The author, being Japanese, has a nuanced understanding of her own culture and therefore was able to explain the behaviours of the Japanese in 1941 exceptionally well. Paradoxically it can be misinterpreted as an attempt to excuse their behaviours and so she would sometimes have to illuminate her own attitudes towards them and the war itself by criticising them severely. I think it is something that she had to do in order for us not to dismiss her too quickly.

We read history in the sometimes vain hope of learning from it, so that we do not repeat it. The lessons in this book were most obviously "what not to do / how not to behave when making an important decision." Many readers would take the series of events as too ridiculous to conceive that we would ever do the same. Yet we have to be careful; as illogical and unimaginable as they have behaved in 1941, would we not have done the same? How many of us would really stand up and confront a seemingly stupid idea?

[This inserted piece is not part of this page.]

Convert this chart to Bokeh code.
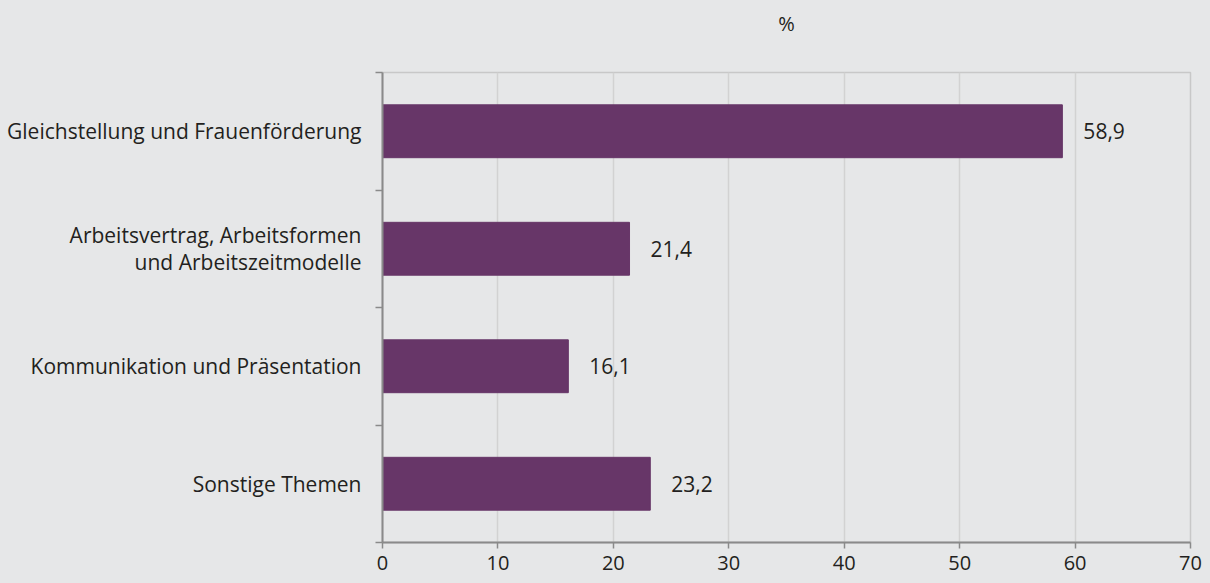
from bokeh.plotting import figure
from bokeh.models import Range1d, FixedTicker, ColumnDataSource, LinearAxis
from bokeh.core.properties import value
from bokeh.embed import file_html
from bokeh.resources import INLINE

categories = [
    "Gleichstellung und Frauenförderung",
    "Arbeitsvertrag, Arbeitsformen\nund Arbeitszeitmodelle",
    "Kommunikation und Präsentation",
    "Sonstige Themen",
]
values = [58.9, 21.4, 16.1, 23.2]
value_labels = ["58,9", "21,4", "16,1", "23,2"]
x_ticks = [0, 10, 20, 30, 40, 50, 60, 70]
unit_label = "%"

BG = "#e6e7e8"
BAR = "#673668"
FONT = "Open Sans"
TXT = "#231f20"

n = len(categories)
ypos = [n - i - 0.5 for i in range(n)]

src = ColumnDataSource(dict(y=ypos, v=values, lab=value_labels))

p = figure(width=1210, height=583, output_backend="svg", toolbar_location=None, title=None,
           x_range=Range1d(0, 70), y_range=Range1d(0, n),
           background_fill_color=BG, border_fill_color=BG,
           min_border_left=382, min_border_right=20, min_border_bottom=41, min_border_top=72)

xa = p.below[0]
ya = p.left[0]

p.outline_line_color = "#c8c8c8"
p.outline_line_width = 1.5

p.hbar(y="y", right="v", left=0, height=0.45, color=BAR, source=src)
p.text(x="v", y="y", text="lab", source=src, x_offset=21, text_baseline="middle",
       text_font=value(FONT), text_font_size="21px", text_color=TXT)

# unit label "%" above the plot area, as the label of an otherwise invisible top axis
top = LinearAxis(ticker=FixedTicker(ticks=[]), axis_label=unit_label,
                 axis_line_color=None, major_tick_line_color=None, minor_tick_line_color=None,
                 major_tick_out=0, major_tick_in=0, minor_tick_out=0, minor_tick_in=0,
                 major_label_standoff=0,
                 axis_label_standoff=36, axis_label_text_font=FONT,
                 axis_label_text_font_size="20px", axis_label_text_font_style="normal",
                 axis_label_text_color=TXT)
p.add_layout(top, "above")

p.xgrid.ticker = FixedTicker(ticks=x_ticks)
p.xgrid.grid_line_color = "#d2d2d2"
p.xgrid.grid_line_width = 1.5
p.ygrid.grid_line_color = None

xa.ticker = FixedTicker(ticks=x_ticks)
xa.axis_line_color = "#8a8a8a"
xa.axis_line_width = 2
xa.major_tick_line_color = "#8a8a8a"
xa.major_tick_line_width = 1.5
xa.major_tick_out = 6
xa.major_tick_in = 0
xa.minor_tick_line_color = None
xa.major_label_text_font = FONT
xa.major_label_text_font_size = "20px"
xa.major_label_text_color = TXT
xa.major_label_standoff = 7

ya.ticker = FixedTicker(ticks=ypos, minor_ticks=list(range(n + 1)))
ya.major_label_overrides = {y: c for y, c in zip(ypos, categories)}
ya.axis_line_color = "#8a8a8a"
ya.axis_line_width = 2
ya.major_tick_line_color = None
ya.major_tick_out = 0
ya.major_tick_in = 0
ya.minor_tick_line_color = "#8a8a8a"
ya.minor_tick_line_width = 1.5
ya.minor_tick_out = 7
ya.minor_tick_in = 0
ya.major_label_text_font = FONT
ya.major_label_text_font_size = "21px"
ya.major_label_text_color = TXT
ya.major_label_text_line_height = 0.97
ya.major_label_standoff = 14

html = file_html(p, INLINE)
html = html.replace("</head>", "<style>html, body { background: %s; }</style>\n</head>" % BG, 1)
open("out.html", "w").write(html)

Have we not come across situations in which everyone sitting in a meeting knew that a course of action was disastrous but finding everyone quiet, kept to our own counsel? I certainly have. Somehow the long-term and more severe pain cannot make me suffer the short-term embarrassment. And we will go out of the meeting whispering to each other that the decision taken in the meeting was a wrong one. Everyone suddenly appeared to agree to something opposite of what was agreed upon in the meeting, but no one was really at fault, because "someone" else pushed everyone along.

Pay attention to all the conversations in the meetings in the book, pick a character who disagreed with the war, then ask what you would do if you were him.